Nope. Not that I know of. That would be Crazytown.
Now to my intended topic. And I don’t even know where to start.
I should probably first give the disclaimer that this week’s column might tend to be somewhat educational or informative in nature. I know over the past few months everyone has gotten used to mindless rants about bad habits of the general population, female bathroom tendencies, backwards bathrobes, and so on, but this week I want to eviscerate a topic that sits near and dear to my heart: the news. And for those who know a detailed, working definition of the word “eviscerate”, you know it means that I, according to Merriam-Webster’s online dictionary, plan to disembowel and/or remove the entrails of the News. And while that seems a bit of an exaggeration, fear not, because I only plan to partially disembowel the News. I’ll take like an appendix or the tonsils or something; only the stuff we don’t really need.
Now some of you may be thinking to yourselves, “But wait a minute, isn’t this column published in an online newspaper?” Well stop thinking so much. And go make me a sandwich.
For those of you who weren’t thinking the aforementioned interrogatory statement, maybe you should work on some critical thinking skills. Maybe make some important cognitive connections here and there. Contribute something to society. And make me a sandwich, in case that first one isn’t very good.
There’s a common maxim that advises against biting the hand that feeds you. Well, screw that. I’ve got two sandwiches coming my way. Let’s do this.

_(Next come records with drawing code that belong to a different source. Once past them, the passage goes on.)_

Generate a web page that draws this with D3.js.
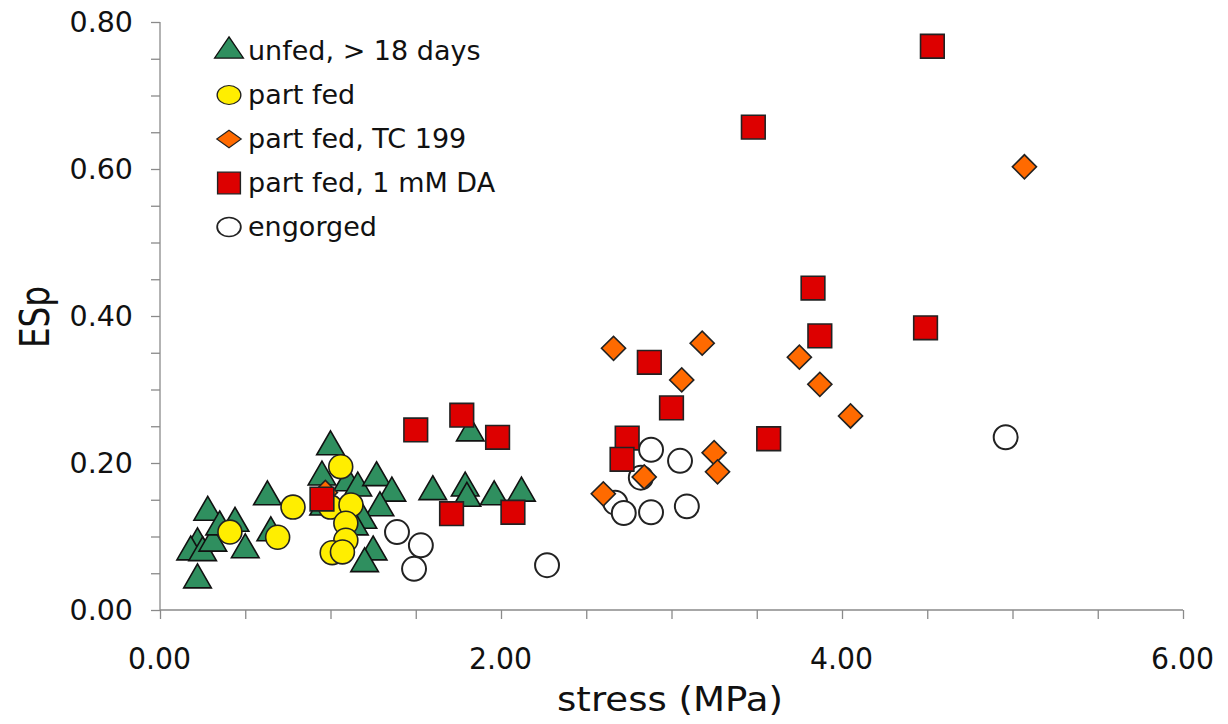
<!DOCTYPE html>
<html>
<head>
<meta charset="utf-8">
<script src="https://cdn.jsdelivr.net/npm/d3@7"></script>
<style>
  body { margin: 0; background: #fff; }
  text { font-family: "DejaVu Sans", sans-serif; }
</style>
</head>
<body>
<script>
// values: [stress MPa, ESp]
var unfed = [
  [0.22, 0.041], [0.22, 0.090], [0.18, 0.079], [0.25, 0.078], [0.28, 0.133],
  [0.31, 0.091], [0.35, 0.113], [0.44, 0.118], [0.50, 0.082], [0.63, 0.154],
  [0.65, 0.105], [1.00, 0.222], [0.95, 0.181], [0.96, 0.140], [1.10, 0.173],
  [1.16, 0.166], [1.27, 0.180], [1.36, 0.159], [1.29, 0.139], [1.19, 0.122],
  [1.14, 0.113], [1.25, 0.079], [1.20, 0.063], [1.60, 0.161], [1.82, 0.241],
  [1.79, 0.166], [1.80, 0.152], [1.96, 0.154], [2.12, 0.159]
];
var partFed = [
  [1.06, 0.195], [0.78, 0.140], [0.41, 0.106], [0.69, 0.099], [1.00, 0.140],
  [1.12, 0.143], [1.09, 0.118], [1.09, 0.095], [1.01, 0.078], [1.07, 0.079]
];
var partFedTC = [
  [5.07, 0.603], [2.66, 0.356], [3.18, 0.363], [3.06, 0.313], [3.75, 0.344],
  [3.87, 0.307], [4.05, 0.264], [3.25, 0.214], [3.27, 0.188], [2.84, 0.181],
  [2.60, 0.158], [0.97, 0.160]
];
var partFedDA = [
  [4.53, 0.767], [3.48, 0.657], [3.83, 0.438], [3.87, 0.373], [4.49, 0.384],
  [2.87, 0.337], [3.00, 0.275], [2.74, 0.234], [2.71, 0.205], [3.57, 0.233],
  [1.50, 0.245], [1.77, 0.265], [1.98, 0.235], [1.71, 0.131], [2.07, 0.133],
  [0.95, 0.151]
];
var engorged = [
  [4.96, 0.235], [2.88, 0.218], [3.05, 0.203], [2.67, 0.146], [2.72, 0.132],
  [2.88, 0.133], [3.09, 0.141], [2.82, 0.180], [1.39, 0.106], [1.53, 0.088],
  [1.49, 0.056], [2.27, 0.061]
];
var xTicks = [0, 2, 4, 6];
var yTicks = [0, 0.2, 0.4, 0.6, 0.8];
var legendLabels = ["unfed, > 18 days", "part fed", "part fed, TC 199", "part fed, 1 mM DA", "engorged"];

var W = 1228, H = 724;
var svg = d3.select("body").append("svg").attr("width", W).attr("height", H);

var x = d3.scaleLinear().domain([0, 6]).range([160, 1183]);
var y = d3.scaleLinear().domain([0, 0.8]).range([610, 22]);

// axes, minor ticks every 0.5 / 0.05
var axisColor = "#8a8a8a";
var xAxis = svg.append("g").attr("transform", "translate(0,610)")
  .call(d3.axisBottom(x).tickValues(d3.range(0, 6.01, 0.5)).tickSize(9).tickFormat(""));
var yAxis = svg.append("g").attr("transform", "translate(160,0)")
  .call(d3.axisLeft(y).tickValues(d3.range(0, 0.801, 0.05)).tickSize(9).tickFormat(""));
svg.selectAll(".domain, .tick line").attr("stroke", axisColor).attr("stroke-width", 1.3);
xAxis.select(".domain").attr("d", "M160,0H1183");
yAxis.select(".domain").attr("d", "M0,22V610");

svg.selectAll(".ylab").data(yTicks).enter().append("text")
  .attr("x", 133).attr("y", function (d) { return y(d) + 10; })
  .attr("text-anchor", "end").attr("font-size", 28.5).attr("fill", "#111")
  .text(function (d) { return d.toFixed(2); });

svg.selectAll(".xlab").data(xTicks).enter().append("text")
  .attr("x", function (d) { return x(d) - 32; }).attr("y", 669)
  .attr("font-size", 31).attr("fill", "#111")
  .attr("textLength", 63).attr("lengthAdjust", "spacingAndGlyphs")
  .text(function (d) { return d.toFixed(2); });

svg.append("text").attr("x", 557).attr("y", 711)
  .attr("font-size", 33).attr("fill", "#111")
  .attr("textLength", 226).attr("lengthAdjust", "spacingAndGlyphs")
  .text("stress (MPa)");

svg.append("text").attr("transform", "translate(49,348) rotate(-90)")
  .attr("font-size", 40).attr("fill", "#111")
  .attr("textLength", 62).attr("lengthAdjust", "spacingAndGlyphs")
  .text("ESp");

// markers
var styles = [
  { type: d3.symbolTriangle, size: 330, rot: 0, fill: "#2f8f5f", stroke: "#111", sw: 1.6 },
  { type: d3.symbolCircle, size: 450, rot: 0, fill: "#ffee00", stroke: "#222", sw: 1.6 },
  { type: d3.symbolSquare, size: 290, rot: 45, fill: "#ff6a00", stroke: "#222", sw: 1.6 },
  { type: d3.symbolSquare, size: 560, rot: 0, fill: "#dd0000", stroke: "#222", sw: 1.6 },
  { type: d3.symbolCircle, size: 450, rot: 0, fill: "#fff", stroke: "#222", sw: 2 }
];
var sets = [unfed, partFed, partFedTC, partFedDA, engorged];
var drawOrder = [4, 0, 1, 2, 3];

drawOrder.forEach(function (k) {
  var s = styles[k];
  svg.append("g").selectAll("path").data(sets[k]).enter().append("path")
    .attr("transform", function (d) {
      return "translate(" + x(d[0]) + "," + y(d[1]) + ") rotate(" + s.rot + ")";
    })
    .attr("d", d3.symbol().type(s.type).size(s.size))
    .attr("fill", s.fill).attr("stroke", s.stroke).attr("stroke-width", s.sw);
});

// legend (markers a bit flattened like the original)
var legendBase = [60, 104, 148, 192, 236];
var legendMark = [
  { size: 360, sy: 0.85 }, { size: 440, sy: 0.8 }, { size: 300, sy: 0.72 },
  { size: 520, sy: 0.95 }, { size: 440, sy: 0.8 }
];
var lg = svg.append("g");
legendLabels.forEach(function (lab, i) {
  var s = styles[i];
  lg.append("path")
    .attr("transform", "translate(229," + (legendBase[i] - 9) + ") scale(1," + legendMark[i].sy + ") rotate(" + s.rot + ")")
    .attr("d", d3.symbol().type(s.type).size(legendMark[i].size))
    .attr("fill", s.fill).attr("stroke", s.stroke).attr("stroke-width", s.sw - 0.2);
  lg.append("text").attr("x", 248).attr("y", legendBase[i])
    .attr("font-size", 27).attr("fill", "#111").text(lab);
});
</script>
</body>
</html>
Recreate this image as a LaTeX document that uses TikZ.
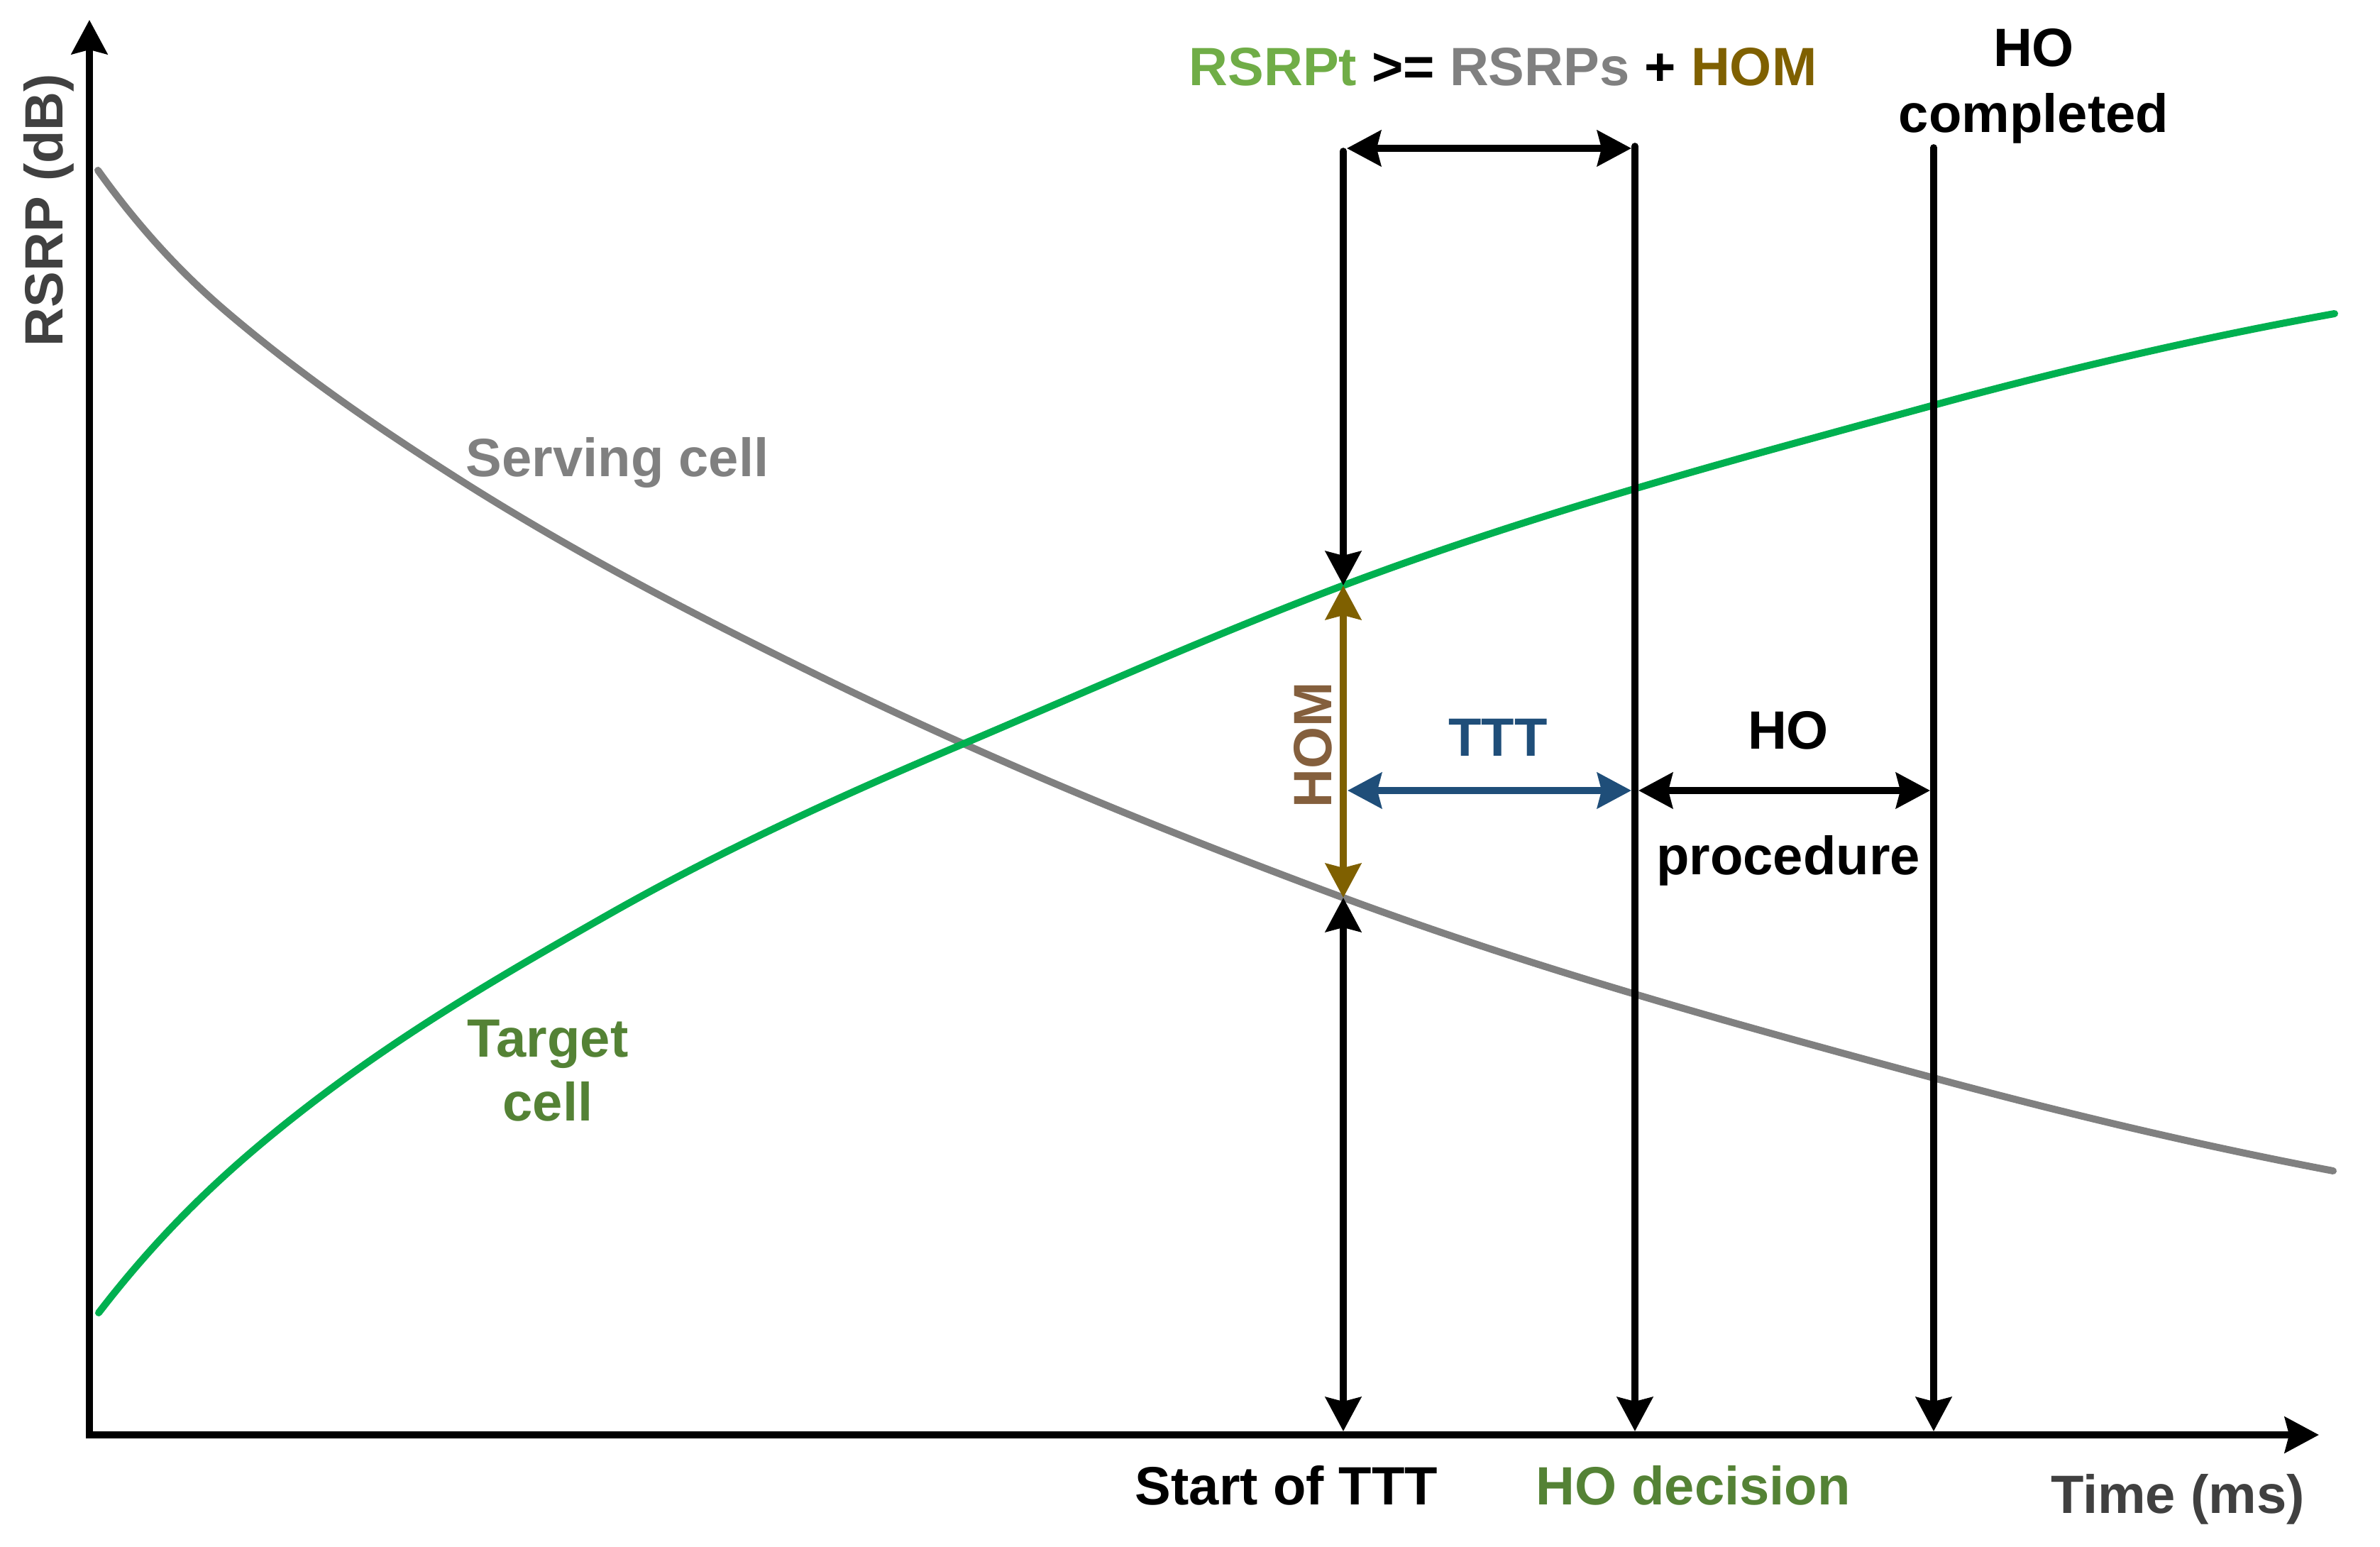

Over the past few years I’ve become more and more disillusioned with the mainstream media. Interestingly enough, this decline of faith in mainstream news has correlated perfectly with my increasing desire to gain knowledge of important current events of what is going on in the world. The result of this riveting news-knowledge relationship is my extreme distaste for what I see newscasters reporting on television and “journalists” writing on the internet and elsewhere. This, coupled with my impatience for bullshit and proclivity for angry rants aimed at the idiocy of life, more or less explains how this column was conceived (there was also a bottle of wine and a Lady Gaga album to blame, but let’s focus on the task at hand.)
My issue with News can be categorized into two separate groups: delivery and content. Seeing as I wrote it first, let’s start off with the issue of delivery.
Often times I’ll be watching a TV show at night and see a teaser for the headline story on the 11 p.m. local news. “Are babysitters sending your toddlers dirty text messages?” Enthralled by the sickening possibly, I tune in a half hour later, only to sit through 25 minutes of stories about Sandra Bullock’s love life, Tiger Woods’ sex life, and Sarah Palin’s daughter’s sex life, before newscasters reveal to me that my children are not, in fact, receiving dirty text messages from their babysitter. This should have been a moot point to begin with seeing as I do not have kids or babysitters for those kids, nor would I give my toddler a cell phone. However, at least now you understand the title of this article. See, News? I can do it too. The difference is no one comes to me as a legitimate reporting source for important current events. They come to me because I’m awesome. And they apparently have some kind of odd appreciation for well-written, self-loving, egotistical arrogance. And redundancy.
Our second topic, content, is what truly yanks on my journalistic short hairs.
According to Alisa Miller of Public Radio International, U.S. news coverage blows (actually, according to me it “blows”; she presented the idea much more eloquently). In February of 2007, a month that included devastating flooding in Indonesia, Kim Jong-Il agreeing to dismantle North Korean nuclear facilities, and the release of a new IPCC report on anthropogenic global warming, the most covered story on network and cable news was the death of Anna Nicole Smith.
Honestly, I know she had a huge rack and got naked for the general public, and that makes her a highly respected citizen in the United States, but isn’t there something more important going on?
Coverage of her death, according to Miller, eclipsed that of all other countries combined with the exception of Iraq. It also received ten times the coverage of the IPCC report that more or less said our country is going to sink unless we stop taking a collective hypothetical shit on planet Earth.
Dead boobies…sinking coastal cities…which one is more of a need-to-know type story when it’s all said and done?
Take a second to think about the most covered story of 2009. What was it? Michael Jackson’s death? Tiger Woods’ wood? Chesley Sullenberger landing a big-ass plane in a river? Are any of these stories going to matter in five years? Ten years? Fifty? Assuming that we start making “that’s what Tiger said” jokes, then maybe. Otherwise, it’s debatable whether those things even mattered in the grand scheme of things when they were first reported.
The reason for all this coverage of worthless events most likely lies in the simple fact that reporting on what patch of rough Tiger swung his shaft in is a hell of a lot cheaper than exposing death and corruption in a third world country.
To cite Alisa Miller one last time: as of 2008, the number of U.S. news bureaus overseas had decreased by 50%. According to Miller, “aside from one-person ABC mini-bureaus in Nairobi, New Delhi, and Mumbai, there are no network news bureaus in all of Africa, India, and South America; places that are home to more than 2 billion people.”